Every time I leave the house now, I carry five cards: two Kingston 55x 2G cards, one in each body, Two SanDisk Ultra II 2 gig cards, and a SanDisk Ultra II 1 Gig card in the wallet. That gives me close to 1000 shots before I have to get to a reader and import to make space. that may seem like a huge # of shots — but I have taken more than 600 shots in a single day, and I’d rather carry an extra card or three than run out of “film” at a critical time. Cards are much cheaper than missing a lifetime shot.

It also means that card failure doesn’t shut me down. Since I tend to believe failure happens at the most inopportune moment, I try to plan for how to minimize those disasters; it’s my way, if you want to look at it that way, of convincing Murphy to go annoy an easier target.

No film photographer would go out with a single roll of film in their camera — even though cards are much higher capacity, I think the same idea applies, though. To be honest, card failures happen, and if having a spare doesn’t convince you to carry two two’s instead of one four, then consider that carrying two two’s gives you a much better chance at salvaging some of the shoot if you lose a card in the middle. And finally, if a card fails, losing a two is a lot cheaper than losing a four.

All things considered, think about how many shots your camera can fit in a gigabyte of card, and how often you want to change them as you shoot, and buy the right size, but not too large. Don’t go too small, either. I won’t bother carrying less than a 1 gig card these days — 512m would be maybe 50 shots, and that’s just too few for me.

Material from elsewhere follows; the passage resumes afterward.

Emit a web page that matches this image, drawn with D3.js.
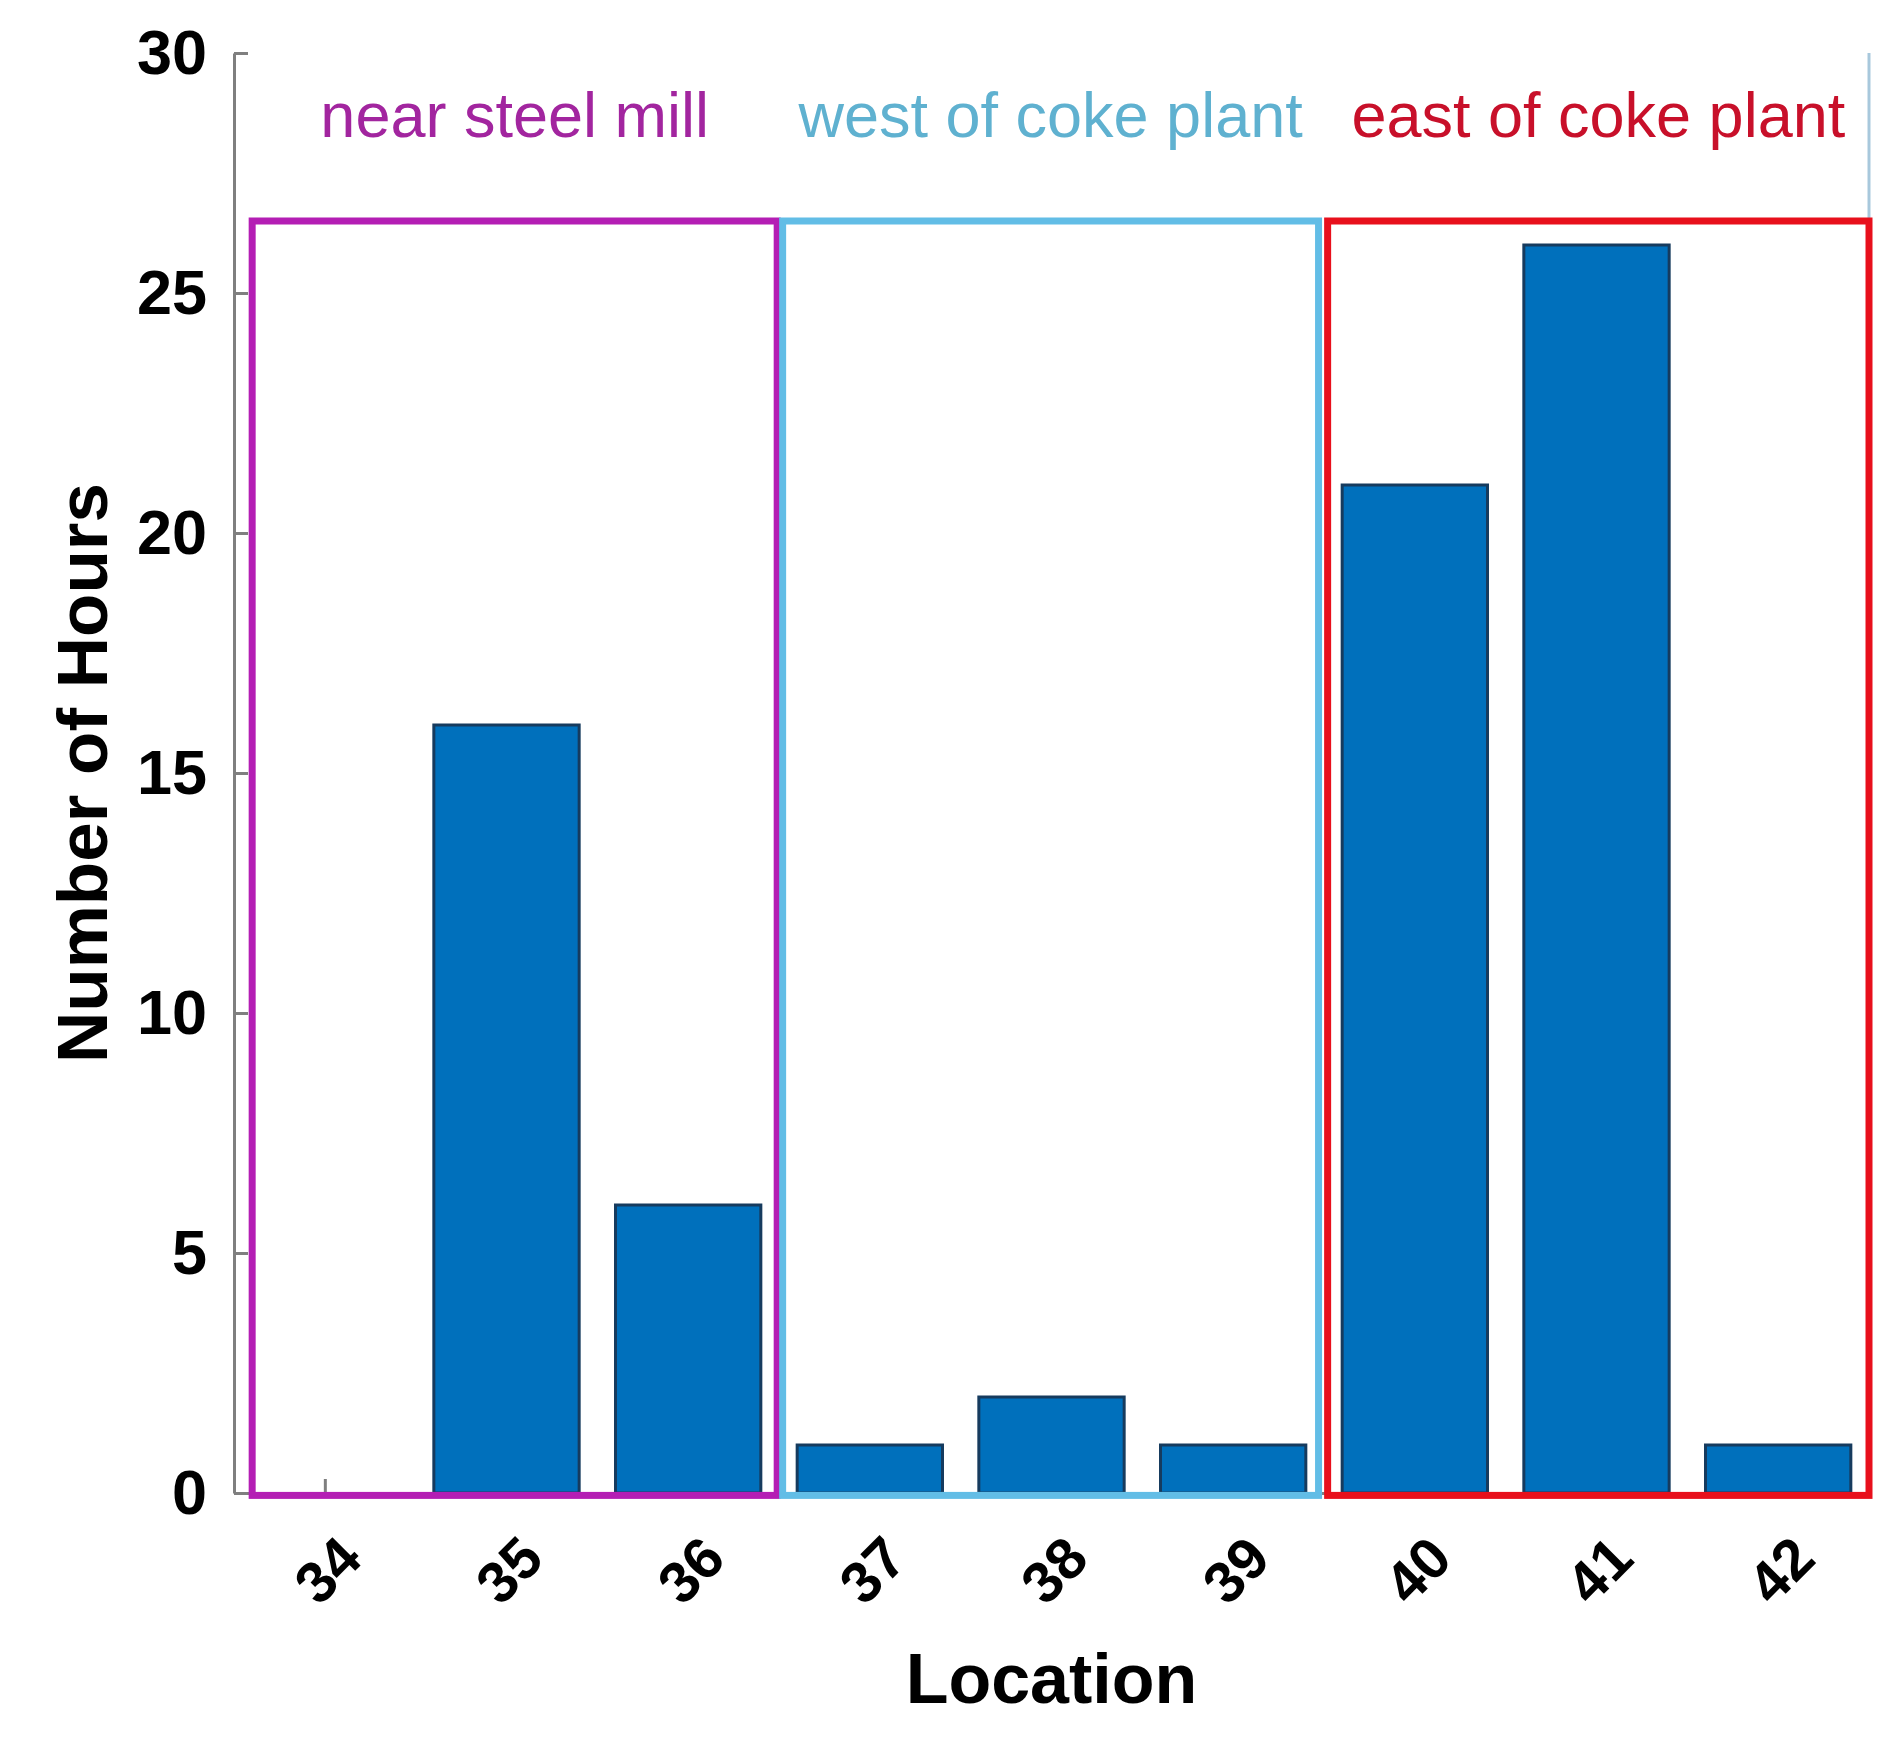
<!DOCTYPE html>
<html>
<head>
<meta charset="utf-8">
<script src="https://cdn.jsdelivr.net/npm/d3@7"></script>
<style>
  body { margin: 0; background: #fff; }
  text { font-family: "Liberation Sans", Arial, sans-serif; }
</style>
</head>
<body>
<div id="chart"></div>
<script>
// data
var locations = [34, 35, 36, 37, 38, 39, 40, 41, 42]
var hours = [0, 16, 6, 1, 2, 1, 21, 26, 1]
var yTicks = [0, 5, 10, 15, 20, 25, 30]

var groupNames = ["near steel mill", "west of coke plant", "east of coke plant"]
var groupStart = [33.6, 36.52, 39.52]
var groupEnd = [36.49, 39.47, 42.5]
var groupTop = 26.5
var groupBottom = -0.05
var groupLine = ["#b41eb4", "#62bde6", "#e8101c"]
var groupText = ["#a2259f", "#5fb1d0", "#c8102a"]

var width = 1899
var height = 1751

drawChart()

function drawChart(){
    var svg = d3.select("#chart")
        .append("svg")
        .attr("width", width)
        .attr("height", height)
        .style("background", "#fff")

    var x = d3.scaleLinear().domain([33.5, 42.5]).range([234, 1869])
    var y = d3.scaleLinear().domain([0, 30]).range([1493, 53])

    // y axis, ticks pointing inward like matlab
    var yAxis = svg.append("g")
        .attr("transform", "translate(" + x(33.5) + ",0)")
        .call(d3.axisLeft(y).tickValues(yTicks).tickSize(-14).tickSizeOuter(0).tickPadding(27))
    yAxis.select(".domain").attr("stroke", "#7f7f7f").attr("stroke-width", 3)
    yAxis.selectAll(".tick line").attr("stroke", "#7f7f7f").attr("stroke-width", 3)
    yAxis.selectAll(".tick text")
        .attr("fill", "#000")
        .style("font-size", "63px")
        .style("font-weight", "bold")

    // x axis
    var xAxis = svg.append("g")
        .attr("transform", "translate(0," + y(0) + ")")
        .call(d3.axisBottom(x).tickValues(locations).tickSize(-14).tickSizeOuter(0))
    xAxis.select(".domain").attr("stroke", "#7f7f7f").attr("stroke-width", 3)
    xAxis.selectAll(".tick line").attr("stroke", "#7f7f7f").attr("stroke-width", 3)
    xAxis.selectAll(".tick text")
        .attr("fill", "#000")
        .attr("y", 0)
        .attr("dy", "0.35em")
        .attr("text-anchor", "middle")
        .attr("transform", "translate(2,77) rotate(-45)")
        .style("font-size", "58px")
        .style("font-weight", "bold")

    // faint right edge above the boxes
    svg.append("line")
        .attr("x1", x(42.5)).attr("x2", x(42.5))
        .attr("y1", y(30)).attr("y2", y(groupTop))
        .attr("stroke", "#a8c8dc")
        .attr("stroke-width", 3)

    // bars
    svg.selectAll("rect.bar")
        .data(hours)
        .enter()
        .append("rect")
        .attr("class", "bar")
        .attr("x", function(d, i) { return x(locations[i] - 0.4) })
        .attr("y", function(d) { return y(d) })
        .attr("width", function(d, i) { return x(locations[i] + 0.4) - x(locations[i] - 0.4) })
        .attr("height", function(d) { return y(0) - y(d) })
        .attr("fill", "#0070bc")
        .attr("stroke", function(d) { return d > 0 ? "#163b5e" : "none" })
        .attr("stroke-width", 3)

    // group boxes
    svg.selectAll("rect.group")
        .data(groupNames)
        .enter()
        .append("rect")
        .attr("class", "group")
        .attr("x", function(d, i) { return x(groupStart[i]) })
        .attr("y", y(groupTop))
        .attr("width", function(d, i) { return x(groupEnd[i]) - x(groupStart[i]) })
        .attr("height", y(groupBottom) - y(groupTop))
        .attr("fill", "none")
        .attr("stroke", function(d, i) { return groupLine[i] })
        .attr("stroke-width", 7)

    svg.selectAll("text.group")
        .data(groupNames)
        .enter()
        .append("text")
        .attr("class", "group")
        .attr("x", function(d, i) { return (x(groupStart[i]) + x(groupEnd[i])) / 2 })
        .attr("y", 137)
        .attr("text-anchor", "middle")
        .attr("fill", function(d, i) { return groupText[i] })
        .style("font-size", "63px")
        .text(function(d) { return d })

    // axis titles
    svg.append("text")
        .attr("x", (x(33.5) + x(42.5)) / 2)
        .attr("y", 1703)
        .attr("text-anchor", "middle")
        .style("font-size", "70px")
        .style("font-weight", "bold")
        .text("Location")

    svg.append("text")
        .attr("transform", "translate(107," + (y(0) + y(30)) / 2 + ") rotate(-90)")
        .attr("text-anchor", "middle")
        .style("font-size", "71px")
        .style("font-weight", "bold")
        .text("Number of Hours")
}
</script>
</body>
</html>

I don’t want to be changing cards every ten minutes any more than I want to lose all of my shots on my only card. Cards in the 100-200 shot range seems “right” to me. Figure out what feels right for you, and buy to that size.

For what it’s worth: the Kingston 55x cards are MUCH faster than the Sandisk, both in accepting shots from the camera and in the import/erase process on the Mac. Very nice so far. And I noticed a huge (5x or so) difference in speed between my old reader and the Lexar. Using the Lexar AND the Kingston was faster than using either part with the slower alternative — so all of the pieces in the puzzle matter here. Something to consider as you’re buying these things — spending more on a top-notch reader is worth it in time saved, and faster cards also speed up the import process, and also reduce the number of times you’ll be waiting for the card during burst shots.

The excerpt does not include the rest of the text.